Supplied data:
(begin)

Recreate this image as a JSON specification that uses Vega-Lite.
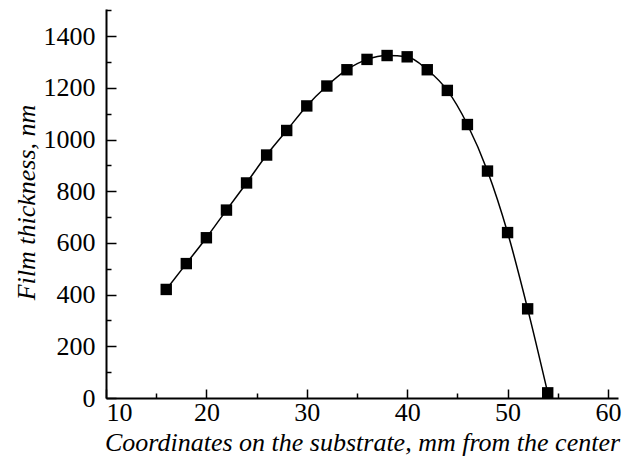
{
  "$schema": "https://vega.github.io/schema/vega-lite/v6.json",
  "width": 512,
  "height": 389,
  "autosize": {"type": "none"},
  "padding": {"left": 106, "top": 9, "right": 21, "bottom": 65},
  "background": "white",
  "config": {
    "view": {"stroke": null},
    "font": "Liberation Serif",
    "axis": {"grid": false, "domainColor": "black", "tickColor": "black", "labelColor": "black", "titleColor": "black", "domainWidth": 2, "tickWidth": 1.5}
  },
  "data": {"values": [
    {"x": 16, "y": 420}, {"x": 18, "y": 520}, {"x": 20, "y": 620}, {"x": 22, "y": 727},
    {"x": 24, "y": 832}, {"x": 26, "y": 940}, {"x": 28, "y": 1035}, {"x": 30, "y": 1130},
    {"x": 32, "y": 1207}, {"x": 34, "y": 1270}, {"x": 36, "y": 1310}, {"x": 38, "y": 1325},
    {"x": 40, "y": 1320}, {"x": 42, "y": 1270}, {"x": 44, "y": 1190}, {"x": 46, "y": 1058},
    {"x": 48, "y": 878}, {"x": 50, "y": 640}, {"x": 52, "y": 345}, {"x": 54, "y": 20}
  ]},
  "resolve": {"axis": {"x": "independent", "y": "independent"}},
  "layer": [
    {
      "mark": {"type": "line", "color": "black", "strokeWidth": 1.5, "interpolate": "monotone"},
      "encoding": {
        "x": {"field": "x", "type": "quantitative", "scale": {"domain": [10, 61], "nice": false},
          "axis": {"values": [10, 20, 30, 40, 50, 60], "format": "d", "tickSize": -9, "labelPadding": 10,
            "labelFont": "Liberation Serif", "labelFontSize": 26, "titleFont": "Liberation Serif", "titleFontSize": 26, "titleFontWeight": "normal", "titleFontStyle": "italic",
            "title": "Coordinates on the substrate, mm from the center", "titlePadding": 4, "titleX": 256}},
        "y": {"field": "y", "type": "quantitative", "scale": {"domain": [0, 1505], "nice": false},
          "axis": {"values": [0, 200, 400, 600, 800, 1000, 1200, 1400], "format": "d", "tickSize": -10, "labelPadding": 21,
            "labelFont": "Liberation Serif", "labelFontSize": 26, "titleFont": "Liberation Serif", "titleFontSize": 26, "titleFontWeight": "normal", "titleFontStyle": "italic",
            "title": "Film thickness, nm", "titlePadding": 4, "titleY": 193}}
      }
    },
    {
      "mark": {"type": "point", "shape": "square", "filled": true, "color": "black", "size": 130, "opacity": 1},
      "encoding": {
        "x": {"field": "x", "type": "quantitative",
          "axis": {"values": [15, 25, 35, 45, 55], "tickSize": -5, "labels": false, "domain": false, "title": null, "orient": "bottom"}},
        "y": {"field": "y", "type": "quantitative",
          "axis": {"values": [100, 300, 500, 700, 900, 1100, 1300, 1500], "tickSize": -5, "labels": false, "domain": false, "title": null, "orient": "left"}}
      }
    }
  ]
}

(end)

Stated task: Copy the listing word for word, excluding its pictures.

Finished task:
Recreate this image as a JSON specification that uses Vega-Lite.
{
  "$schema": "https://vega.github.io/schema/vega-lite/v6.json",
  "width": 512,
  "height": 389,
  "autosize": {"type": "none"},
  "padding": {"left": 106, "top": 9, "right": 21, "bottom": 65},
  "background": "white",
  "config": {
    "view": {"stroke": null},
    "font": "Liberation Serif",
    "axis": {"grid": false, "domainColor": "black", "tickColor": "black", "labelColor": "black", "titleColor": "black", "domainWidth": 2, "tickWidth": 1.5}
  },
  "data": {"values": [
    {"x": 16, "y": 420}, {"x": 18, "y": 520}, {"x": 20, "y": 620}, {"x": 22, "y": 727},
    {"x": 24, "y": 832}, {"x": 26, "y": 940}, {"x": 28, "y": 1035}, {"x": 30, "y": 1130},
    {"x": 32, "y": 1207}, {"x": 34, "y": 1270}, {"x": 36, "y": 1310}, {"x": 38, "y": 1325},
    {"x": 40, "y": 1320}, {"x": 42, "y": 1270}, {"x": 44, "y": 1190}, {"x": 46, "y": 1058},
    {"x": 48, "y": 878}, {"x": 50, "y": 640}, {"x": 52, "y": 345}, {"x": 54, "y": 20}
  ]},
  "resolve": {"axis": {"x": "independent", "y": "independent"}},
  "layer": [
    {
      "mark": {"type": "line", "color": "black", "strokeWidth": 1.5, "interpolate": "monotone"},
      "encoding": {
        "x": {"field": "x", "type": "quantitative", "scale": {"domain": [10, 61], "nice": false},
          "axis": {"values": [10, 20, 30, 40, 50, 60], "format": "d", "tickSize": -9, "labelPadding": 10,
            "labelFont": "Liberation Serif", "labelFontSize": 26, "titleFont": "Liberation Serif", "titleFontSize": 26, "titleFontWeight": "normal", "titleFontStyle": "italic",
            "title": "Coordinates on the substrate, mm from the center", "titlePadding": 4, "titleX": 256}},
        "y": {"field": "y", "type": "quantitative", "scale": {"domain": [0, 1505], "nice": false},
          "axis": {"values": [0, 200, 400, 600, 800, 1000, 1200, 1400], "format": "d", "tickSize": -10, "labelPadding": 21,
            "labelFont": "Liberation Serif", "labelFontSize": 26, "titleFont": "Liberation Serif", "titleFontSize": 26, "titleFontWeight": "normal", "titleFontStyle": "italic",
            "title": "Film thickness, nm", "titlePadding": 4, "titleY": 193}}
      }
    },
    {
      "mark": {"type": "point", "shape": "square", "filled": true, "color": "black", "size": 130, "opacity": 1},
      "encoding": {
        "x": {"field": "x", "type": "quantitative",
          "axis": {"values": [15, 25, 35, 45, 55], "tickSize": -5, "labels": false, "domain": false, "title": null, "orient": "bottom"}},
        "y": {"field": "y", "type": "quantitative",
          "axis": {"values": [100, 300, 500, 700, 900, 1100, 1300, 1500], "tickSize": -5, "labels": false, "domain": false, "title": null, "orient": "left"}}
      }
    }
  ]
}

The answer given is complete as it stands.